- AIM OF THE TASK: Gather each line in the entries that includes the string "with".

--- start of DATA ENTRIES ---

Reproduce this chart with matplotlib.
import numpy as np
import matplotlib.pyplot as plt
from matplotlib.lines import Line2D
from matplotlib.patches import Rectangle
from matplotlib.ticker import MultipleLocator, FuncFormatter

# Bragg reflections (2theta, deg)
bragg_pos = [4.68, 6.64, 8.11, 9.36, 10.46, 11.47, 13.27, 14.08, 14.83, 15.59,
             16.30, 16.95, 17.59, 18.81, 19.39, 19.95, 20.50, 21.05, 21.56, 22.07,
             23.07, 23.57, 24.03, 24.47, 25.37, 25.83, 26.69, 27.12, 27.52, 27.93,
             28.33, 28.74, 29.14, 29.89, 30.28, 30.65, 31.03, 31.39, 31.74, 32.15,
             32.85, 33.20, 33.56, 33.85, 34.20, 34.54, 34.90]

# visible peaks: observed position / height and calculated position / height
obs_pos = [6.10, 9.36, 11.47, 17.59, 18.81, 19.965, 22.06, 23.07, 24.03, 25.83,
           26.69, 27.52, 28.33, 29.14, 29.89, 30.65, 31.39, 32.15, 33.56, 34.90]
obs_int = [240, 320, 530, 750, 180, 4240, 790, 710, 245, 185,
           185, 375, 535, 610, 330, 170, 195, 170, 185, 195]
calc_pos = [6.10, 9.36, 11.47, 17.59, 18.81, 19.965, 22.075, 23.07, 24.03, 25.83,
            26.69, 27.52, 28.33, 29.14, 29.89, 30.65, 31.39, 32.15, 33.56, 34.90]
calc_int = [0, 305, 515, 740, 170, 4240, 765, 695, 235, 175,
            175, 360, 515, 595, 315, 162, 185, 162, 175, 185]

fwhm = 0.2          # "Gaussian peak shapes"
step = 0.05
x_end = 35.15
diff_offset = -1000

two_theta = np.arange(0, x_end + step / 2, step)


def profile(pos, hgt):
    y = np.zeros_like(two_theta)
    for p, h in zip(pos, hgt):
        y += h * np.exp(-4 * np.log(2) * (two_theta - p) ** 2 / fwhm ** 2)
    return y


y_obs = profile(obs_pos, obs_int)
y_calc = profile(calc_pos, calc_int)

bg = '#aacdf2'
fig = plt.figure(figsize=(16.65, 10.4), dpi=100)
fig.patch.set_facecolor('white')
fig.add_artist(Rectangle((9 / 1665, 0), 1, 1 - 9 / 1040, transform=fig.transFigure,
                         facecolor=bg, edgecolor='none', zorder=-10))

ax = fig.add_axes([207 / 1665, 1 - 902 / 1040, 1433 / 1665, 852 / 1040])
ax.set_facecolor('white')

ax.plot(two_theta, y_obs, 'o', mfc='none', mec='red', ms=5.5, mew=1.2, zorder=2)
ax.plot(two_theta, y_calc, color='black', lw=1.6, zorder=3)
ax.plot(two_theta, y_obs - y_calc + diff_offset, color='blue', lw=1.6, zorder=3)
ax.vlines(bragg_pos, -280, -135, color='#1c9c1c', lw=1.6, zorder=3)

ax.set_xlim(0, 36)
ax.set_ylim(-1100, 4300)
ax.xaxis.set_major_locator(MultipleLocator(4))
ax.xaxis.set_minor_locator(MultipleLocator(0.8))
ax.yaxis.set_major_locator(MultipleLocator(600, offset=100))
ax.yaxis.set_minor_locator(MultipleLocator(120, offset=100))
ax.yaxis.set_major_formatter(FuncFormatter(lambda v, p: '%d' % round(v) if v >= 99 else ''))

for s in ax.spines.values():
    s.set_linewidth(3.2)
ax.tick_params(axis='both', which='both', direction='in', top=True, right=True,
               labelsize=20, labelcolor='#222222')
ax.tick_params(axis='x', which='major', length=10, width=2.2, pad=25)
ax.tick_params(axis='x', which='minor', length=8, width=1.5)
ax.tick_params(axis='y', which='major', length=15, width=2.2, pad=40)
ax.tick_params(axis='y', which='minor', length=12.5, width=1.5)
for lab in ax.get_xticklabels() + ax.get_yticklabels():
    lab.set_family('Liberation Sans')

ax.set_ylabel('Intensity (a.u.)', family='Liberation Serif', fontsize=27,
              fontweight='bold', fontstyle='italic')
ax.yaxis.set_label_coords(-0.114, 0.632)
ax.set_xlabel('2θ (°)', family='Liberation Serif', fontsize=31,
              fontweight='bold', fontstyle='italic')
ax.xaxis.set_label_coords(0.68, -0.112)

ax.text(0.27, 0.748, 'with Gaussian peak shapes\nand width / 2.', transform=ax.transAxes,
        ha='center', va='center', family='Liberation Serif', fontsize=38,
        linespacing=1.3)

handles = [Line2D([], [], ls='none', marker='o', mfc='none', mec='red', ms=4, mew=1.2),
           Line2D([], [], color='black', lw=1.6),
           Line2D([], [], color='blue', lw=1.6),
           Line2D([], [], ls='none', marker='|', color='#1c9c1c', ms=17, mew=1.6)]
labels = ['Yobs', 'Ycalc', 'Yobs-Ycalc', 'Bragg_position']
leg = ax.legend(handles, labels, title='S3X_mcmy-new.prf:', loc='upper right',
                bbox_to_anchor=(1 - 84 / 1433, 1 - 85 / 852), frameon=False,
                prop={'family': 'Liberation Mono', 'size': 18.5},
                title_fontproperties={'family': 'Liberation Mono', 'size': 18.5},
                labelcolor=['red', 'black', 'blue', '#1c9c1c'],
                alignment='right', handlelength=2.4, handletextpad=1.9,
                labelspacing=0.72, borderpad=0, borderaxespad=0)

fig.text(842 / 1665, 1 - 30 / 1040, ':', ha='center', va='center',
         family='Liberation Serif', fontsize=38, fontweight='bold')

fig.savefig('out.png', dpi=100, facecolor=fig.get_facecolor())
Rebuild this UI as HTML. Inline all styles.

--- end of DATA ENTRIES ---

- TASK SOLUTION:
Reproduce this chart with matplotlib.
ax.text(0.27, 0.748, 'with Gaussian peak shapes\nand width / 2.', transform=ax.transAxes,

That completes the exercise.